Requirement.
Find each line holding the word "chart" and give the number of such lines, nothing else.

Start of Input rows

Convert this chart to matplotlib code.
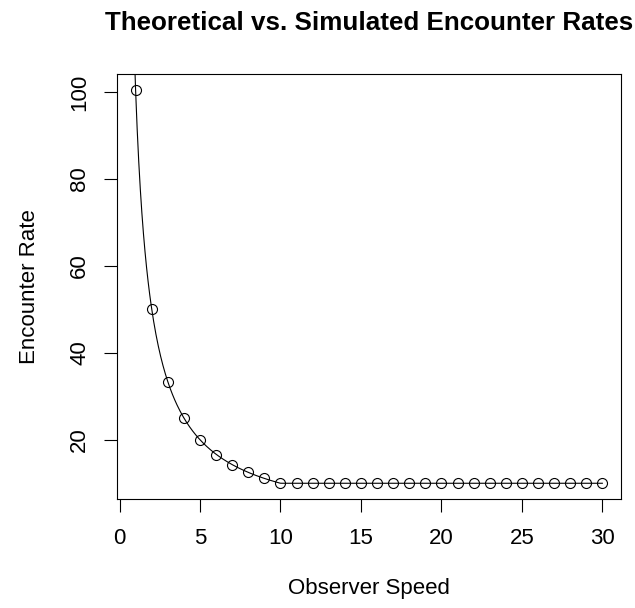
#!/usr/bin/env python3

import matplotlib
matplotlib.use('Agg')
import matplotlib.pyplot as plt
import numpy

# observer speeds and the simulated encounter rates
SPEEDS = list(range(1, 31))
SIM_RATES = [100.5, 50.0, 33.2, 24.9, 19.9, 16.6, 14.3, 12.5, 11.1, 10.0,
             10.0, 10.0, 10.0, 10.0, 10.0, 10.0, 10.0, 10.0, 10.0, 10.0,
             10.0, 10.0, 10.0, 10.0, 10.0, 10.0, 10.0, 10.0, 10.0, 10.0]

# theoretical model: rate = K / speed, floored at FLOOR
THEORY_K = 100.0
THEORY_FLOOR = 10.0
THEORY_START = 0.9
THEORY_STOP = 30.0

XTICKS = [0, 5, 10, 15, 20, 25, 30]
YTICKS = [20, 40, 60, 80, 100]


def main():
  plt.rcParams['font.family'] = ['Liberation Sans', 'DejaVu Sans']

  fig = plt.figure(figsize=(6.35, 6.08), dpi=100)
  ax = fig.add_axes([117 / 635, 1 - 499 / 608, 504 / 635, 425 / 608])

  xs = numpy.linspace(THEORY_START, THEORY_STOP, 600)
  theory = numpy.maximum(THEORY_K / xs, THEORY_FLOOR)
  ax.plot(xs, theory, color='black', lw=0.8)
  ax.plot(SPEEDS, SIM_RATES, linestyle='none', marker='o', markersize=7.2,
          markerfacecolor='none', markeredgecolor='black', markeredgewidth=0.8)

  # R style 4% padding around the data range
  xr = max(SPEEDS) - min(SPEEDS)
  yr = max(SIM_RATES) - min(SIM_RATES)
  ax.set_xlim(min(SPEEDS) - 0.04 * xr, max(SPEEDS) + 0.04 * xr)
  ax.set_ylim(min(SIM_RATES) - 0.04 * yr, max(SIM_RATES) + 0.04 * yr)

  ax.set_xticks(XTICKS)
  ax.set_yticks(YTICKS)
  ax.tick_params(axis='both', direction='out', length=9.7, width=0.8,
                 labelsize=16, color='black')
  ax.tick_params(axis='x', pad=11)
  ax.tick_params(axis='y', pad=9.5)
  for lab in ax.get_yticklabels():
    lab.set_rotation(90)
    lab.set_va('center')
  for sp in ax.spines.values():
    sp.set_linewidth(0.8)

  ax.set_xlabel('Observer Speed', fontsize=16, labelpad=21)
  ax.set_ylabel('Encounter Rate', fontsize=16, labelpad=20.8)
  ax.set_title('Theoretical vs. Simulated Encounter Rates', fontsize=18.7,
               fontweight='bold', pad=32)

  fig.savefig('out.png', dpi=100, facecolor='white')


if __name__ == '__main__':
  main()
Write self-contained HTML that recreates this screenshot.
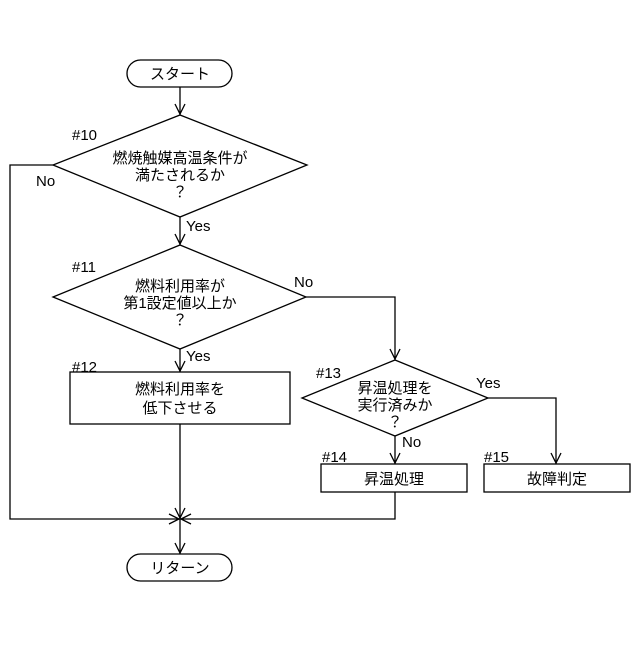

End of Input rows

Task response.
1